* What is required
Say how many lines contain the word "this". Only the number should be given.

* Data provided
* begin *

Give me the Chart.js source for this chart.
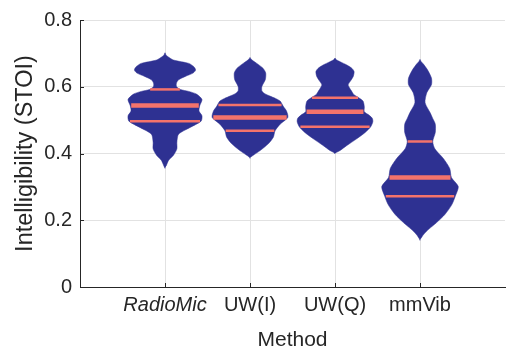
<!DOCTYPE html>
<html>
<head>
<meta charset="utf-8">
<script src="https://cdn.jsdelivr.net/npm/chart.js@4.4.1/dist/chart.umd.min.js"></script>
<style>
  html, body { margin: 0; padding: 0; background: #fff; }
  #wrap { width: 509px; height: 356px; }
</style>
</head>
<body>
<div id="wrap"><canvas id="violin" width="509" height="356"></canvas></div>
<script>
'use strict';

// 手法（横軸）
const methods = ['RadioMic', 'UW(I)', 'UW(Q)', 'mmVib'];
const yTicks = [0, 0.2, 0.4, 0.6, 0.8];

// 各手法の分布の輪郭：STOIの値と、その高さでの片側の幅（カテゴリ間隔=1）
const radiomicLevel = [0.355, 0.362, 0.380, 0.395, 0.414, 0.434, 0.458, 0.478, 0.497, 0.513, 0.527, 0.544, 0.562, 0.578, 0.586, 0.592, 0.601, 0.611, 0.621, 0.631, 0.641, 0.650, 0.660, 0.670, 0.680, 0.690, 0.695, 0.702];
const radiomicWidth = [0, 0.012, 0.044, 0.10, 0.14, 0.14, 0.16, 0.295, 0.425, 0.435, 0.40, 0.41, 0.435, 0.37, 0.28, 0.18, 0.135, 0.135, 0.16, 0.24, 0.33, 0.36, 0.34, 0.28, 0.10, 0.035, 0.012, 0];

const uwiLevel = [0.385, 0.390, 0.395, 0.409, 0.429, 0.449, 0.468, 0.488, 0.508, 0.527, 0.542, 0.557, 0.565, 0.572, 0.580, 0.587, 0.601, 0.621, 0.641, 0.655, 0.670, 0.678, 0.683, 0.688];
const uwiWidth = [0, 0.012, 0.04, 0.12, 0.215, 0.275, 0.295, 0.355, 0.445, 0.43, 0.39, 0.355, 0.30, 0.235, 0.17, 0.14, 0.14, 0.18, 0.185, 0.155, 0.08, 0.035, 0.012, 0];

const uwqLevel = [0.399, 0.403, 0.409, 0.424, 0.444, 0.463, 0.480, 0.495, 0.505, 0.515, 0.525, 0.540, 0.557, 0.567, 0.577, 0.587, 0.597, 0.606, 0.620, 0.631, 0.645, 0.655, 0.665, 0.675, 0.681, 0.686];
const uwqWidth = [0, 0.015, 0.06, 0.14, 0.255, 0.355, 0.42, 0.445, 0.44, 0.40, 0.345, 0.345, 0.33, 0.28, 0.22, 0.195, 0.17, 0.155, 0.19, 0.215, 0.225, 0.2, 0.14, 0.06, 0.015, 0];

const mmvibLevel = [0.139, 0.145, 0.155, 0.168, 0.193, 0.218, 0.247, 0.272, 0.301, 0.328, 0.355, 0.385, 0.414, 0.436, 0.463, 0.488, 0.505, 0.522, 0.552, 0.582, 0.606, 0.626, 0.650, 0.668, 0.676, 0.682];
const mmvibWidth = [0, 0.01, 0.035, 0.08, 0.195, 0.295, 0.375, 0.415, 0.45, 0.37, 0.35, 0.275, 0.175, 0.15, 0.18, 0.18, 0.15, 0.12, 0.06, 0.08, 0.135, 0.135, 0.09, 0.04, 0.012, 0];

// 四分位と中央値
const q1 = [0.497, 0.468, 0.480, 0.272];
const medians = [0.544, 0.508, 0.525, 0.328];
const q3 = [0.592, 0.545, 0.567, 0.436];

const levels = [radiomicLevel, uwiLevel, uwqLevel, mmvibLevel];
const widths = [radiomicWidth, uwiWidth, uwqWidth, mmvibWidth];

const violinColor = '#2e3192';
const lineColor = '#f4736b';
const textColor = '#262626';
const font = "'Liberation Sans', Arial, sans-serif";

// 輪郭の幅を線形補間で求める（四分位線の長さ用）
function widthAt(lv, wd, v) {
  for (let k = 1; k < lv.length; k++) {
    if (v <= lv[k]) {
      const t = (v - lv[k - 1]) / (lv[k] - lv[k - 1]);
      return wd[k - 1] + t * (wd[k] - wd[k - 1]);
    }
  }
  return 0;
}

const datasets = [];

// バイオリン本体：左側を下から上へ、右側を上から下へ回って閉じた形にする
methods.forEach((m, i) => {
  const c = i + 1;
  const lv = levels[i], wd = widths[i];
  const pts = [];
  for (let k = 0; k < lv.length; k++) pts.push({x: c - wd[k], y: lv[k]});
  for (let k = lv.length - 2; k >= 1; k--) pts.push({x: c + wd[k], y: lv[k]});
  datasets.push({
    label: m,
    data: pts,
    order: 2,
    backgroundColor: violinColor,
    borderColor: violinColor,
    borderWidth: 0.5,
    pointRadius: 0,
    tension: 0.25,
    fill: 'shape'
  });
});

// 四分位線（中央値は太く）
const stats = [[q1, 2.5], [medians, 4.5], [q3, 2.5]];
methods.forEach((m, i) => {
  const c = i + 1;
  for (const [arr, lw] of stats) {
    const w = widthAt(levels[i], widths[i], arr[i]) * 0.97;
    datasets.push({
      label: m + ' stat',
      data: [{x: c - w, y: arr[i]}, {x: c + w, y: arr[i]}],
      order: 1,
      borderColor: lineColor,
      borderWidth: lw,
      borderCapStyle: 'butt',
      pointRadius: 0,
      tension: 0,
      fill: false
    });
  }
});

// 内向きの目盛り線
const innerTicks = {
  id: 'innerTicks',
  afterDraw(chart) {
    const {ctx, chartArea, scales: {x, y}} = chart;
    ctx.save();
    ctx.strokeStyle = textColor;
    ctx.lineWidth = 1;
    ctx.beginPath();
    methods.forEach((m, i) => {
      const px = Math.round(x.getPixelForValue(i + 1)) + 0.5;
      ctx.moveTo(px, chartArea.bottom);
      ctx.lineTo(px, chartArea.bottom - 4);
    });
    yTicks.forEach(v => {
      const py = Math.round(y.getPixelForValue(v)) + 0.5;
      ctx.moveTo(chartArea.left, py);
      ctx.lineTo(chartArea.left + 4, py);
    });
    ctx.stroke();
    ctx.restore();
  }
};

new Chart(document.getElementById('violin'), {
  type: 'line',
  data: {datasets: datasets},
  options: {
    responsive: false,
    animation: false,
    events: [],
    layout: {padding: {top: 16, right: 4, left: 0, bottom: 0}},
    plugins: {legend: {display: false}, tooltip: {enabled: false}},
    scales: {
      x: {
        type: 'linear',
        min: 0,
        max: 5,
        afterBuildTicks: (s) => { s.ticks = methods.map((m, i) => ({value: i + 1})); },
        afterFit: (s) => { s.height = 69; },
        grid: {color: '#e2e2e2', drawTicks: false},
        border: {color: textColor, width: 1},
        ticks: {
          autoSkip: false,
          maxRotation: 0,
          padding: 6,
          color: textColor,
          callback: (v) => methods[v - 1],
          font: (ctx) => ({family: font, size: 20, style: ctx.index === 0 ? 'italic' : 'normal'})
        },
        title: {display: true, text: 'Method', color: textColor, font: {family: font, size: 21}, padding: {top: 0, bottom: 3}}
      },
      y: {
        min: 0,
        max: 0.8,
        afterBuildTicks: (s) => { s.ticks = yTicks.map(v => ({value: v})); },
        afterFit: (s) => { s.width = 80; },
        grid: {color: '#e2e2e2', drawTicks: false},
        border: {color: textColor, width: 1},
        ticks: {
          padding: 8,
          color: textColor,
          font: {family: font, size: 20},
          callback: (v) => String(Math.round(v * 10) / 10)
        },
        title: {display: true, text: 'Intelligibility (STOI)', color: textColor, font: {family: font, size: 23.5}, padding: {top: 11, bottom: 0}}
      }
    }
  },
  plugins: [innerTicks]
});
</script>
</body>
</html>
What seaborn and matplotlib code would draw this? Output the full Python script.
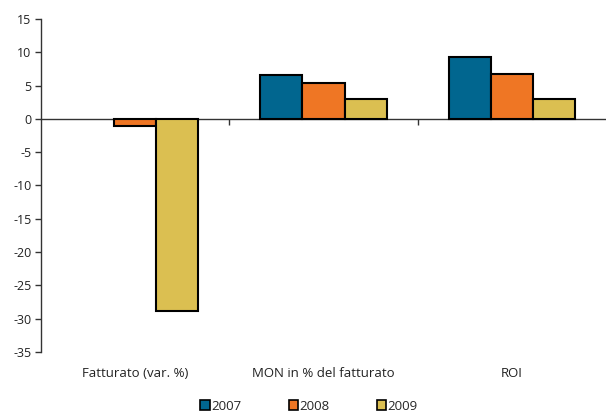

* end *

* Expected answer
2